È la verità. La morte dell’indimenticabile artista è stata un titolo in tutti i media del mondo; nelle reti sociali si condividono immagini e testi allusivi al creatore e alla sua opera, con radici sagge ed educative, dove il sogno di costruire un mondo fortunato appare come motivo ispiratore.

Nell’account di  Twitter di Daniel Divinsky, il  suo storico editore e amico, socio fondatore delle Ediciones de la Flor, si legge : «È morto Quino. Tutta la gente buona nel paese e nel mondo, lo piangerà »,  ed è esattamente così; la sua Mafalda con il suo senso comune, si cola nel nostro e così come ci fa ridere ravviva la coscienza e muove il desiderio che il suo ragionamento si moltiplichi e spazzi via d’un colpo tanta ingiustizia ripartita.

Anche se creò altri personaggi , è questa bambina, una vera combattente sociale, la più autentica delle sue creazioni ed è stata tradotta in 30 lingue.

A lei, «presentata» in società il 29 settembre del 1964, nella rivista Primera Plana,  Quino deve la celebrità che lo circonderà nonostante la sua dipartita.

Così come lo si conosce, con questo personaggio ,Quino ha modernizzato l’umorismo argentino e anche se non fu un successo sin dalle prime pubblicazioni, quando poi apparve nel quotidiano  El Mundo ricevette l’approvazione dei lettori.
Poi  Ediciones de la Flor – che deve molto a Quino– divenne la via d’uscita.

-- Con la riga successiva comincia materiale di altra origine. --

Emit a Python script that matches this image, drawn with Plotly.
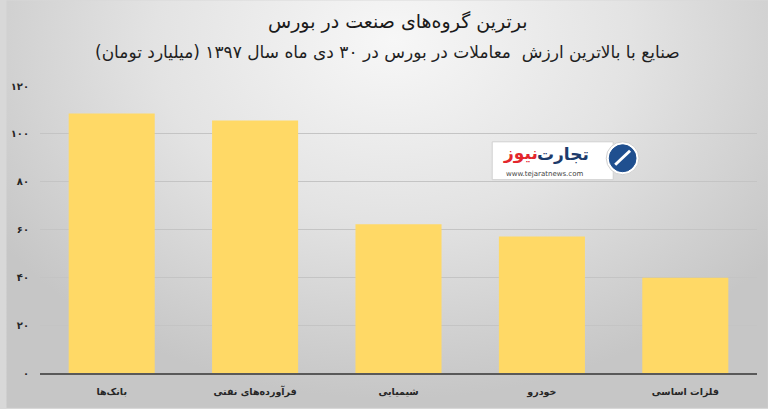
import base64
import plotly.graph_objects as go

categories = ["بانک‌ها", "فرآورده‌های نفتی", "شیمیایی", "خودرو", "فلزات اساسی"]
values = [108.5, 105.6, 62.2, 57.1, 39.8]
tick_vals = [0, 20, 40, 60, 80, 100, 120]
tick_text = ["۰", "۲۰", "۴۰", "۶۰", "۸۰", "۱۰۰", "۱۲۰"]

title = "برترین گروه‌های صنعت در بورس"
subtitle = "صنایع با بالاترین ارزش  معاملات در بورس در ۳۰ دی ماه سال ۱۳۹۷ (میلیارد تومان)\u200f"

W, H = 768, 409
ML, MR, MT, MB = 34, 11, 86, 35
PW, PH = W - ML - MR, H - MT - MB


def px(x):
    return (x - ML) / PW


def py(y):
    return (H - MB - y) / PH


svg = f"""<svg xmlns='http://www.w3.org/2000/svg' width='{W}' height='{H}' viewBox='0 0 {W} {H}' preserveAspectRatio='none'>
<defs><radialGradient id='g' gradientUnits='userSpaceOnUse' cx='390' cy='40' r='480' gradientTransform='translate(390 40) scale(1 0.75) translate(-390 -40)'>
<stop offset='0' stop-color='#f7f7f7'/><stop offset='0.5' stop-color='#e3e3e3'/><stop offset='1' stop-color='#c6c6c6'/>
</radialGradient></defs><rect width='{W}' height='{H}' fill='url(#g)'/></svg>"""
bg_uri = "data:image/svg+xml;base64," + base64.b64encode(svg.encode()).decode()

fig = go.Figure(
    go.Bar(
        x=categories,
        y=values,
        marker=dict(color="#FFD966", line=dict(width=0)),
        hoverinfo="skip",
    )
)

fig.update_layout(
    width=W,
    height=H,
    margin=dict(l=ML, r=MR, t=MT, b=MB),
    paper_bgcolor="#d8d8d8",
    plot_bgcolor="rgba(0,0,0,0)",
    bargap=0.4,
    showlegend=False,
    font=dict(family="DejaVu Sans", color="#262626"),
    images=[
        dict(
            source=bg_uri,
            xref="paper",
            yref="paper",
            x=px(0),
            y=py(0),
            sizex=W / PW,
            sizey=H / PH,
            sizing="stretch",
            xanchor="left",
            yanchor="top",
            layer="below",
        )
    ],
)

fig.update_xaxes(
    showline=True,
    linecolor="#595959",
    linewidth=2,
    ticks="",
    tickvals=categories,
    ticktext=["<b>" + c + "</b>" for c in categories],
    tickfont=dict(size=9.5, color="#262626", family="DejaVu Sans"),
    ticklabelstandoff=9,
    showgrid=False,
)
fig.update_yaxes(
    range=[0, 120],
    tickvals=tick_vals,
    ticktext=["<b>" + t + "</b>" for t in tick_text],
    showgrid=True,
    gridcolor="#c4c4c4",
    gridwidth=1,
    zeroline=False,
    showline=False,
    ticks="",
    ticklabelstandoff=10,
    tickfont=dict(size=10, color="#262626", family="DejaVu Sans"),
)

annotations = [
    dict(text=title, x=px(395), y=py(21), font=dict(size=19, color="#1a1a1a")),
    dict(text=subtitle, x=px(384), y=py(52), font=dict(size=17, color="#1f1f1f")),
    # watermark logo
    dict(text="<b>تجارت</b>", x=px(561), y=py(154), font=dict(size=17, color="#1d3b6b", family="DejaVu Sans")),
    dict(text="<b>نیوز</b>", x=px(519), y=py(154), font=dict(size=17, color="#e3262d", family="DejaVu Sans")),
    dict(text="www.tejaratnews.com", x=px(543), y=py(174), font=dict(size=7, color="#444444")),
]
for a in annotations:
    a.update(xref="paper", yref="paper", showarrow=False, xanchor="center", yanchor="middle")
fig.update_layout(annotations=annotations)

fig.add_shape(
    type="rect", xref="paper", yref="paper",
    x0=px(490), x1=px(612), y0=py(180), y1=py(142),
    fillcolor="white", line=dict(color="#d0d0d0", width=1), layer="above",
)
fig.add_shape(
    type="circle", xref="paper", yref="paper",
    x0=px(605), x1=px(638), y0=py(175), y1=py(142),
    fillcolor="white", line=dict(color="#d0d0d0", width=1), layer="above",
)
fig.add_shape(
    type="circle", xref="paper", yref="paper",
    x0=px(608), x1=px(635), y0=py(172), y1=py(145),
    fillcolor="#1f4f8f", line=dict(color="#1f4f8f", width=1), layer="above",
)
fig.add_shape(
    type="line", xref="paper", yref="paper",
    x0=px(614), x1=px(629), y0=py(165), y1=py(151),
    line=dict(color="white", width=3), layer="above",
)

fig.write_html(
    "out.html",
    config={"displayModeBar": False},
    post_script="document.body.style.margin='0';",
)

«Il suo successo duraturo  è una cosa che non riesco a capire»,  ha detto Quino nel 2014 ricevendo il Premio  Principe delle Asturie in Comunicazioni e Umanità, e colpisce l’umiltà di quest’uomo che, come rivelò voleva essere Picasso, «ma mi sono reso conto che non sarei arrivato ad essere Picasso».

Chi lo ha conosciuto dalla stampa di Mafalda sa a cosa si deve tanta gloria:

«L’ideale sarebbe avere il cuore nella testa e il cervello nel petto. Così si penserebbe con amore e si amerebbe con saggezza», assicura Mafalda in una delle sue vignette più espressive, che si è resa eterna davanti  a noi, garantendo  al posterità per suo padre.  (GM – Granma Int.)